Most CPG leaders today face a persistent paradox: their organizations have more RGM data, tools, and analytics than ever before, yet growth outcomes remain inconsistent. The issue is rarely the sophistication of the analytics; it lies in how commercial decisions are executed. When pricing, promotions, portfolio strategy, and trade investments are optimized independently, the result is fragmented execution and missed growth opportunities.

 

RGM today sits at the centre of commercial strategy, shaping portfolio architecture, guiding retailer negotiations, and determining how brands balance growth with profitability. Yet, in many organizations, execution models have not kept pace with this expanded scope. RGM levers are still often managed by different teams, measured through different KPIs, and supported by disconnected tools and data sources. Each lever may be optimized effectively within its own domain, but without coordination, these decisions create structural inefficiencies.

 

As market volatility increases and competitive pressures intensify, this fragmented approach is becoming increasingly unsustainable. Leading CPG organizations are recognizing that the next phase of RGM requires a shift from isolated optimization to integrated commercial orchestration.

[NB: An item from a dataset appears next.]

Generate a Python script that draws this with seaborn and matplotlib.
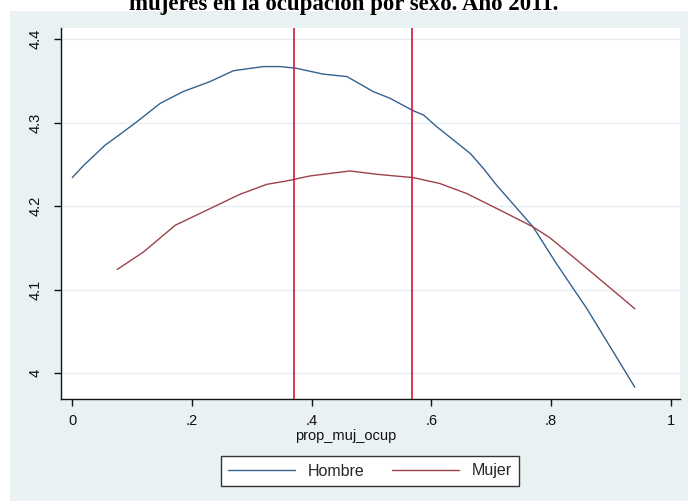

The cost of fragmented RGM execution

Traditional RGM models often fall short due to structural gaps in how commercial decisions are managed. While individual growth levers may deliver incremental gains, the lack of coordination across pricing, promotions, pack-price architecture, and trade investments limits their combined impact.

 

This disconnect manifests in a few critical ways:

 

  • Misaligned promo decisions: Promotional campaigns designed to drive volume can dilute price positioning, while portfolio expansion can increase cannibalization across SKUs, reducing overall growth and profitability.
  • Inefficient trade investments: Trade funds are often allocated without clear visibility into promotional effectiveness or retailer-level ROI, leading to overspending on low-performing accounts and missed opportunities in strategic channels.
  • Fragmented pricing and assortment decisions: Price changes executed in isolation from assortment strategy can distort the price ladder, create overlaps across SKUs, and weaken premiumization, leading to margin dilution and internal cannibalization.
  • Uncoordinated channel and pricing strategies: Inconsistent pricing and promo intensity across channels can trigger channel conflict, drive unintended switching, and erode brand equity, ultimately impacting both volume quality and profitability.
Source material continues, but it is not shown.